A sexualidade ocupa um papel fundamental nesta história. Como optou por isso?
Esse é um fato histórico: a impotência realmente aconteceu com Dom Pedro. Ele estava numa crise de sua masculinidade, no sentido de sua potência masculina, o que gerava essa angústia. Isso fazia parte de alguma doença física que ele vivia. Nenhum livro determina isso, mas tudo o que pesquisei indica que ele tinha sífilis, algo muito comum na época. A sífilis traz impotência e leva à loucura. Pedro realmente teve delírios: ele via a Leopoldina, e foi se tornando paranoico, exatamente neste momento da vida. Eu não poderia falar da fragilidade emocional dele sem falar da fragilidade física e em outros sentidos – tudo está interligado. Eu acho interessante falar desse herói mostrando uma fragilidade, que também é consequência da ambição e do exagero de desejos: foram muitas mulheres, muitos filhos, muitas terras, muitas conquistas. A vida devolveu para ele na mesma proporção. Não foi exagero querer tocar nesse aspecto: isso ocorreu de fato.

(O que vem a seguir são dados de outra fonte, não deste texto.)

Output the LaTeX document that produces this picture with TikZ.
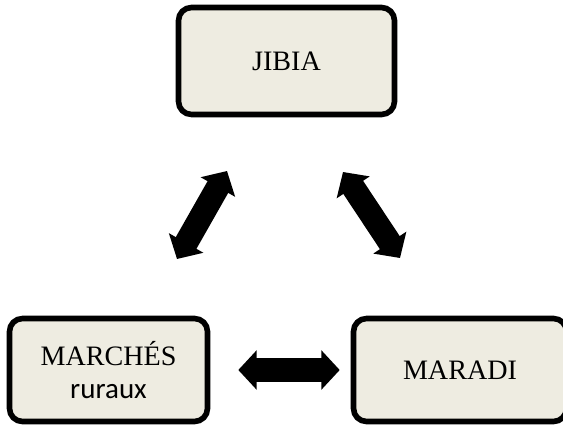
\documentclass[tikz,border=0pt]{standalone}
\usepackage{fontspec}
\setmainfont{Liberation Serif}
\newfontfamily\calfont{Carlito}
\usetikzlibrary{arrows.meta}
\definecolor{boxfill}{HTML}{EEECE1}
\tikzset{
  place/.style={draw=black,line width=3.2pt,fill=boxfill,rounded corners=0.26cm,
    align=center,inner sep=0pt,font=\fontsize{16}{18.7}\selectfont},
  link/.style={line width=13.5pt,
    {Triangle[width=22pt,length=10.5pt]}-{Triangle[width=22pt,length=10.5pt]}}
}
\begin{document}
\begin{tikzpicture}[x=0.02cm,y=-0.02cm]
\useasboundingbox (0,0) rectangle (563,425);
\clip (0,0) rectangle (563,425);
\node[place,minimum width=4.32cm,minimum height=2.14cm] (jibia) at (286.5,61) {JIBIA};
\node[place,minimum width=3.96cm,minimum height=2.06cm] (marches) at (108.5,370) {MARCHÉS\\{\calfont\fontsize{16.5}{18.7}\selectfont ruraux}};
\node[place,minimum width=4.26cm,minimum height=2.06cm] (maradi) at (460,370) {\raisebox{-4pt}{MARADI}};
\coordinate (ml) at (177,259);
\coordinate (jl) at (227,171);
\coordinate (jr) at (343,172);
\coordinate (mr) at (400,258);
\draw[link] (ml) -- (jl);
\draw[link] (jr) -- (mr);
\draw[link,shorten <=0.56cm,shorten >=0.22cm] (marches) -- (maradi);
\end{tikzpicture}
\end{document}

A Viagem de Pedro levou bastante tempo em desenvolvimento. O que determinou a estreia na Mostra de São Paulo, especificamente?
Isso foi um presente para mim. A gente até recebeu o convite para participar de outro festival antes, online, mas achamos que não era o momento. Eu entendo que esse filme precisa ser apresentado pela primeira vez ao mundo numa sala de cinema. Ele pode, depois, ser assistido online, mas precisava ser apresentado pela primeira vez, ser compreendido por críticos e pelos espectadores, como uma experiência de cinema. Ele perderia muito caso iniciasse seu percurso online. Foi uma aposta ousada da Mostra esse ano, porque agora sabemos da possibilidade de fazer um festival híbrido, tanto presencial e online, mas quando o convite foi feito, ainda não era claro se daria para exibir presencialmente.